Writing on his blog Air-Conditioned Nation, George said that he was asked by the head of a NUS research center to give a talk at NUS and that they agreed to a March 9 date.
“A couple of weeks later,” George wrote, “I got this email: ‘Rest assured that your visit in March is being coordinated.’ My suspicions were aroused by this assurance, since I’d not expressed any impatience. Was there some hitch, I now wondered. Sure enough, in mid-February, I was informed that ‘all visitors to the Faculty of Arts & Social Sciences [FASS] are subject to screening.’”
“A few days later, my host apologized for the holdup. I could sense his frustration and helplessness. We agreed to wait and see.”

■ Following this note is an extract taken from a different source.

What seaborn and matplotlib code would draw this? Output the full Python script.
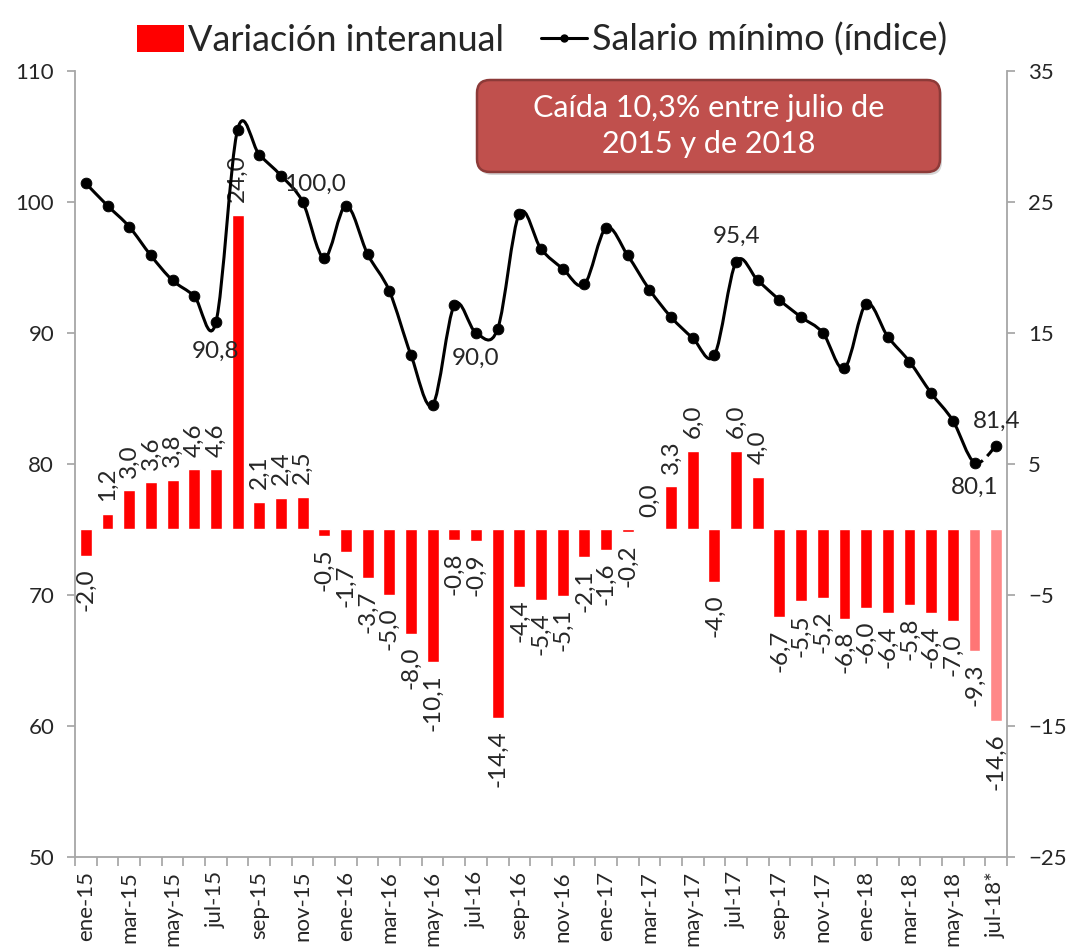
import numpy as np
import pandas as pd
import matplotlib.pyplot as plt
import seaborn as sns
from matplotlib.path import Path
from matplotlib.patches import PathPatch, Patch, FancyBboxPatch
from matplotlib.lines import Line2D

sns.set_theme(style="white")
plt.rcParams['font.family'] = ['Lato', 'DejaVu Sans']

meses = ['ene-15', 'feb-15', 'mar-15', 'abr-15', 'may-15', 'jun-15', 'jul-15', 'ago-15',
         'sep-15', 'oct-15', 'nov-15', 'dic-15',
         'ene-16', 'feb-16', 'mar-16', 'abr-16', 'may-16', 'jun-16', 'jul-16', 'ago-16',
         'sep-16', 'oct-16', 'nov-16', 'dic-16',
         'ene-17', 'feb-17', 'mar-17', 'abr-17', 'may-17', 'jun-17', 'jul-17', 'ago-17',
         'sep-17', 'oct-17', 'nov-17', 'dic-17',
         'ene-18', 'feb-18', 'mar-18', 'abr-18', 'may-18', 'jun-18', 'jul-18*']

variacion = [-2.0, 1.2, 3.0, 3.6, 3.8, 4.6, 4.6, 24.0, 2.1, 2.4, 2.5, -0.5,
             -1.7, -3.7, -5.0, -8.0, -10.1, -0.8, -0.9, -14.4, -4.4, -5.4, -5.1, -2.1,
             -1.6, -0.2, 0.0, 3.3, 6.0, -4.0, 6.0, 4.0, -6.7, -5.5, -5.2, -6.8,
             -6.0, -6.4, -5.8, -6.4, -7.0, -9.3, -14.6]

salario = [101.4, 99.7, 98.1, 95.9, 94.0, 92.8, 90.8, 105.5, 103.6, 102.0, 100.0, 95.7,
           99.7, 96.0, 93.2, 88.3, 84.5, 92.1, 90.0, 90.3, 99.1, 96.4, 94.9, 93.7,
           98.0, 95.9, 93.3, 91.2, 89.6, 88.3, 95.4, 94.0, 92.5, 91.2, 90.0, 87.3,
           92.2, 89.7, 87.8, 85.4, 83.3, 80.1, 81.4]

# meses con etiqueta de valor en la línea: (índice, desplazamiento en puntos)
etiquetas_linea = [(6, (0, -13)), (10, (9, 5)), (18, (0, -11)), (30, (0, 11)),
                   (41, (0, -10)), (42, (0, 10))]

colores = ['#FF0000'] * (len(meses) - 2) + ['#FF7575', '#FF8888']

df = pd.DataFrame({'mes': meses, 'variacion': variacion, 'salario': salario})
df['pos'] = np.arange(len(df))

fig = plt.figure(figsize=(10.67, 9.49), dpi=100)
ax = fig.add_axes([0.0703, 0.0969, 0.8735, 0.8286])
ax_r = ax.twinx()

# barras en el eje derecho
sns.barplot(data=df, x='mes', y='variacion', hue='mes', palette=colores, legend=False,
            width=0.55, saturation=1, ax=ax_r, order=meses, hue_order=meses)
ax_r.set_ylim(-25, 35)
ax_r.set_yticks(range(-25, 36, 10))
ax_r.set_ylabel('')

for i, v in enumerate(variacion):
    txt = f"{v:.1f}".replace('.', ',')
    if v >= 0:
        ax_r.annotate(txt, xy=(i, v), xytext=(0, 9), textcoords='offset points',
                      rotation=90, ha='center', va='bottom', fontsize=17.5)
    else:
        ax_r.annotate(txt, xy=(i, v), xytext=(0, -9), textcoords='offset points',
                      rotation=90, ha='center', va='top', fontsize=17.5)

# línea suavizada (estilo Excel) en el eje izquierdo
xs = df['pos'].to_numpy(dtype=float)
ys = df['salario'].to_numpy(dtype=float)
n = len(xs)
segs = []
for i in range(n - 1):
    a = i - 1 if i > 0 else i
    b = i + 2 if i + 2 < n else i + 1
    c1 = (xs[i] + (xs[i + 1] - xs[a]) / 6, ys[i] + (ys[i + 1] - ys[a]) / 6)
    c2 = (xs[i + 1] - (xs[b] - xs[i]) / 6, ys[i + 1] - (ys[b] - ys[i]) / 6)
    segs.append((c1, c2, (xs[i + 1], ys[i + 1])))

verts = [(xs[0], ys[0])]
codes = [Path.MOVETO]
for s in segs[:-1]:
    verts += list(s)
    codes += [Path.CURVE4] * 3
ax.add_patch(PathPatch(Path(verts, codes), fill=False, edgecolor='black', lw=2.2,
                       capstyle='round', joinstyle='round'))
last = [(xs[-2], ys[-2])] + list(segs[-1])
ax.add_patch(PathPatch(Path(last, [Path.MOVETO] + [Path.CURVE4] * 3), fill=False,
                       edgecolor='black', lw=2.2, linestyle=(0, (3, 2))))

sns.scatterplot(data=df, x='pos', y='salario', color='black', s=60, edgecolor='black',
                ax=ax, zorder=5, legend=False)

for i, (dx, dy) in etiquetas_linea:
    txt = f"{salario[i]:.1f}".replace('.', ',')
    ax.annotate(txt, xy=(i, salario[i]), xytext=(dx, dy), textcoords='offset points',
                ha='center', va='bottom' if dy > 0 else 'top', fontsize=17.5)

ax.set_ylim(50, 110)
ax.set_yticks(range(50, 111, 10))
ax.set_ylabel('')
ax.set_xlabel('')
ax_r.set_xlabel('')

# orden de capas: la línea sobre las barras
ax.set_zorder(2)
ax_r.set_zorder(1)
ax.patch.set_visible(False)

# eje x: marcas entre categorías, etiquetas cada dos meses
ax.set_xticks(np.arange(-0.5, len(meses), 1))
ax.set_xticklabels([])
ax.set_xticks(np.arange(0, len(meses), 2), minor=True)
ax.set_xticklabels(meses[::2], minor=True, rotation=90, fontsize=16)
ax.set_xlim(-0.5, len(meses) - 0.5)

gris = '#A6A6A6'
for a in (ax, ax_r):
    for sp in a.spines.values():
        sp.set_visible(False)
ax.spines['left'].set_visible(True)
ax.spines['bottom'].set_visible(True)
ax_r.spines['right'].set_visible(True)
for sp in (ax.spines['left'], ax.spines['bottom'], ax_r.spines['right']):
    sp.set_color(gris)
    sp.set_linewidth(1.3)

ax.tick_params(axis='x', which='major', direction='out', length=6.5, color=gris, bottom=True)
ax.tick_params(axis='x', which='minor', length=0, pad=10, bottom=True, labelsize=16)
ax.tick_params(axis='y', direction='out', length=6, color=gris, pad=9, labelsize=16, left=True)
ax_r.tick_params(axis='y', direction='out', length=6, color=gris, pad=9, labelsize=16, right=True)
ax.grid(False)
ax_r.grid(False)

# recuadro de texto
sombra = FancyBboxPatch((4.79, 7.74), 4.63, 0.92, boxstyle='round,pad=0,rounding_size=0.13',
                        transform=fig.dpi_scale_trans, fc='#BBBBBB', ec='none', alpha=0.6)
caja = FancyBboxPatch((4.77, 7.77), 4.63, 0.92, boxstyle='round,pad=0,rounding_size=0.13',
                      transform=fig.dpi_scale_trans, fc='#C0504D', ec='#8C3A38', lw=1.8)
fig.patches.extend([sombra, caja])
fig.text(7.085 / 10.67, 8.23 / 9.49, 'Caída 10,3% entre julio de\n2015 y de 2018',
         color='white', fontsize=22, ha='center', va='center', linespacing=1.35)

# leyenda
handles = [Patch(facecolor='#FF0000', edgecolor='none'),
           Line2D([0], [0], color='black', lw=2.2, marker='o', markersize=5)]
fig.legend(handles, ['Variación interanual', 'Salario mínimo (índice)'],
           loc='upper center', bbox_to_anchor=(0.508, 1.01), ncol=2, frameon=False,
           fontsize=26, handlelength=1.3, handleheight=0.75, handletextpad=0.12,
           columnspacing=1.0)

fig.savefig('out.png', dpi=100)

“A few days ago, he was forced to ask for a rain check, since there was no longer time to make my travel arrangements or publicize the talk even if suddenly we got the green light,” George wrote in the essay, which was dated last Friday, the planned date for the talk.
“This afternoon, approval finally came, like the punch line to a bad joke.”
“No explanation was offered for the nature of the screening or why it had taken so long,” George wrote.
A spokesperson for NUS did not address specific questions from Inside Higher Ed about what screening procedures and protocols are in place for visiting academics such as George, and why there may have been a delay in this particular case. In a written statement, a NUS spokesperson said, “We regret that our internal administrative process took longer than expected due to an oversight, leading to this unfortunate incident. We have invited Dr. Cherian George to give a talk later this month and he has accepted.”
George’s essay does not name the scholar who invited him to NUS, but the rescheduled lecture is part of a series organized by NUS’s Center for Culture-Centered Approach to Research and Evaluation. The head of that research center did not respond to emails from Inside Higher Ed.
“In my time as an academic, I have given talks on campuses in around 25 countries,” George wrote. “This is the first time that an invitation to speak has been, in effect, voided. It’s the kind of hitch that I’m mentally prepared for if I need to deal with universities in the People’s Republic of China. I wasn’t expecting it from my own country. I wonder if we’ve hit a new low (and new heights of irony), when the NUS Faculty of Arts and Social Sciences, in which foreigners occupy half the head-of-department positions, can’t freely decide to have a Singapore citizen visit for a couple of hours to share his research.”